そのように、テレビを見ていると思考が受動的・表面的になり、言葉が単純になり、集中力・創造性が低下します。意志が弱くなり、攻撃的になります。
テレビを見ても害がないのは一六歳以後です。一〇歳以降なら、害はいくぶん少なくなりますが、親が一緒に見て、番組の内容についてあとで話し合って消化する必要があります。
子どもは、人類が通過してきたことを、自分の成長につれて順に体験していくものです。たとえば、楽器はまず昔からあるもの(笛や弦楽器や打楽器)を手にし、近代の楽器(ピアノ)は、もう少し大きくなってからにします。現代の発明品であるコンピュータは、青年になってから習得するものです。
コンピュータは仕事に使うものであって、遊びに使うものではありません。遊びに使うと、没頭してしまって、受ける影響が多くなります。
しつけ
「しかる・ほめる」が、思春期に良心が目覚める準備になります。良心が目覚めるのは一〇歳ごろからです。外からの規範に合わせるのではなく、自分の良心から行動する人間が自由な人間です。
大人が感情的に怒ると、子どもは大人の怒りに反応し、叱られている内容を洞察できません。いつも叱られて、びくびくし、不安になると、子どもは不器用になっていきます。叱りすぎると、子どもは過敏になり、叱らないと、良心が欠如した人間になります。甘やかすと、断念を学べず、意志の弱い、無気力な人間になる可能性があります。厳しいしつけは、子どもを受動的にし、やがて外界に対する関心を失わせ、ついには暴力的な行動に走らせます。
叱るとき、「罰を与える」と言うと、自分の行為の善悪を考えないまま、罰を恐れて行動を控えます。それだと、教育になりません。
幼児期全般にわたって、子どもは親を模倣して育つものですから、真似をする見本なしに、自分で決定するように言われると、意志の方向を定めようがなくなります。
子どもを甘やかしすぎる、たとえば、子どもが「いや」と言えば、なんでもやらせずにすませていると、子どもは自制する力を持てません。放任主義にした場合、子どもは無気力になりがちです。逆に、しつけを厳しくすると、さきほど言ったように、子どもは受け身になって、自分からものごとに関心を示さなくなります。叱ってばかりだと、その怒りに反応して萎縮し、不器用になることがあります。感情的になるのではなく、威厳をもって落ち着いて諭すのが教育的でしょう。
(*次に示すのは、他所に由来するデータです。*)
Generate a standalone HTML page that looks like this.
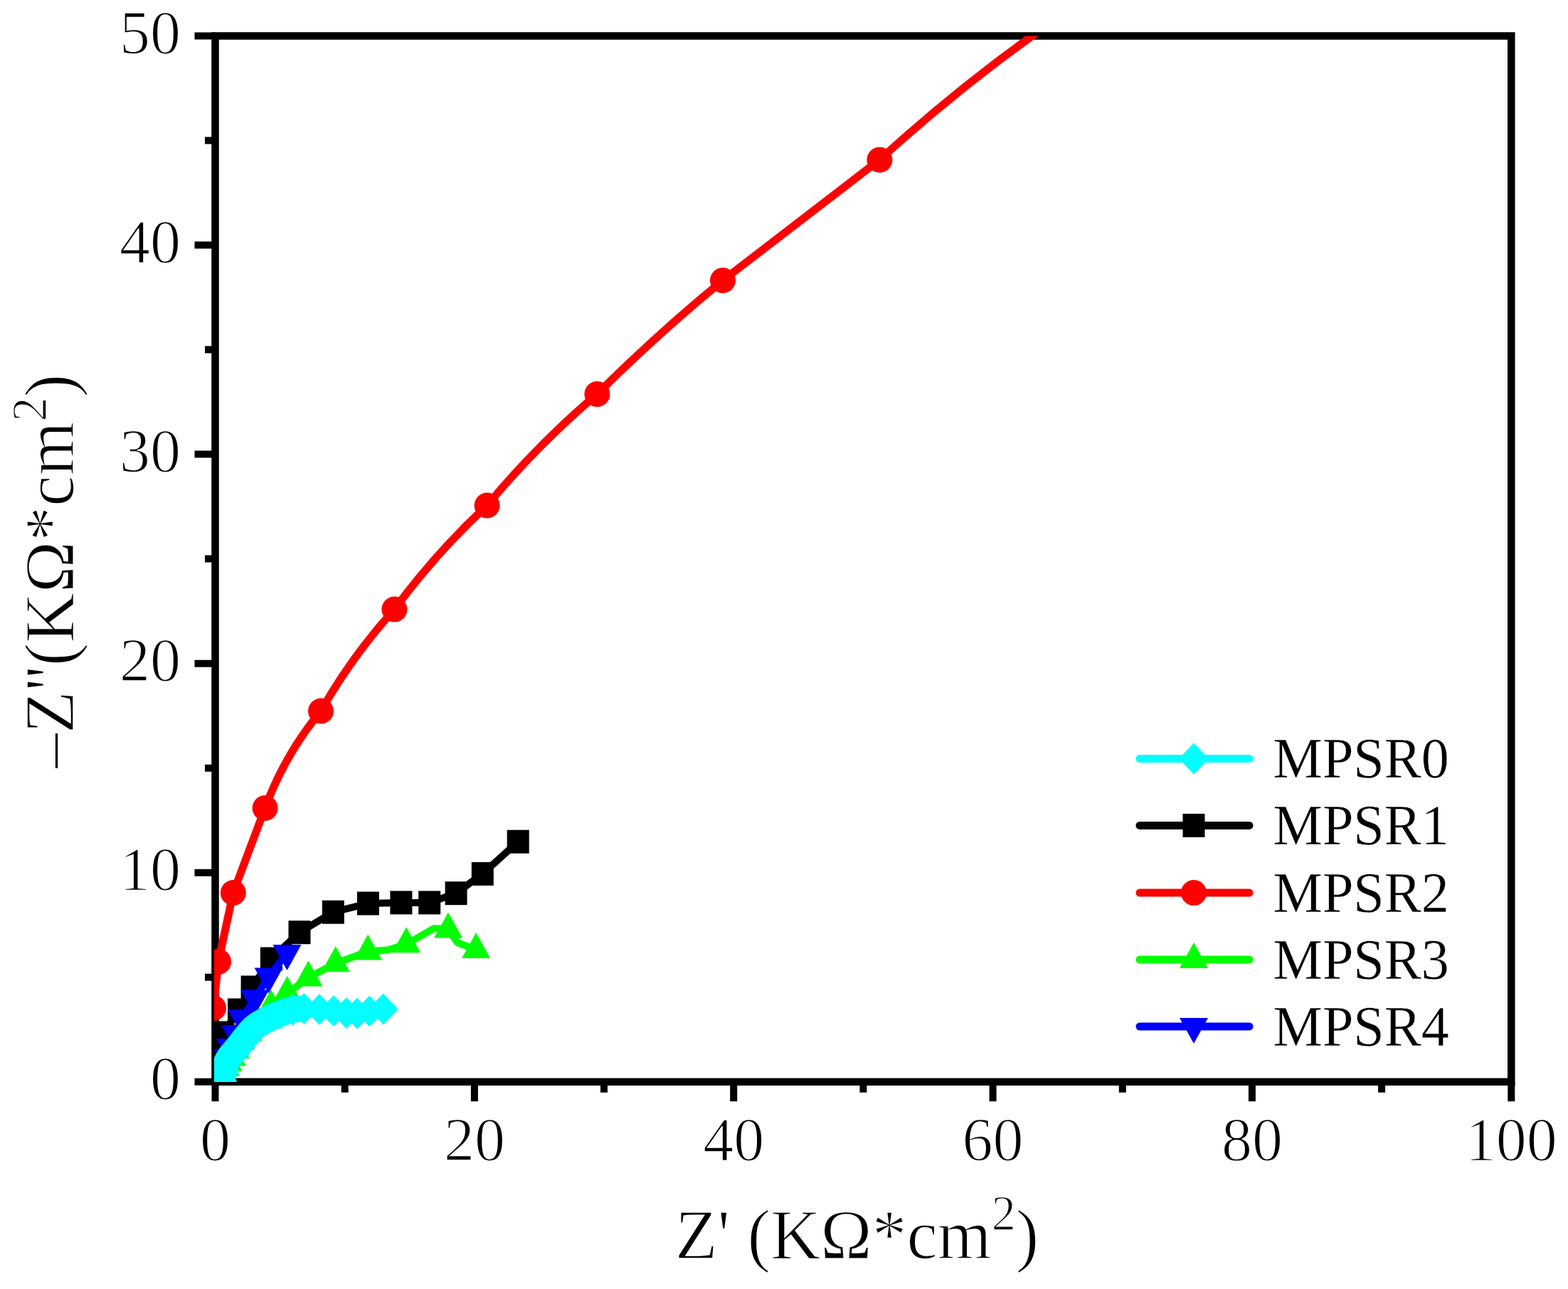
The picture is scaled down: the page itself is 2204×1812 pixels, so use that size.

また、おおげさにほめすぎるのも考えものです。手伝ってくれたときは、「ありがとう」で十分。ほうびは不要です。子どもは、親の手伝いをできることが嬉しいのですから、「これをしてくれたら、ほうびをあげる」と言う必要はありません。そのようにしたら、親の手助けをできること自体が嬉しかったのに、ほうび目当てに手伝うようになってしまいます。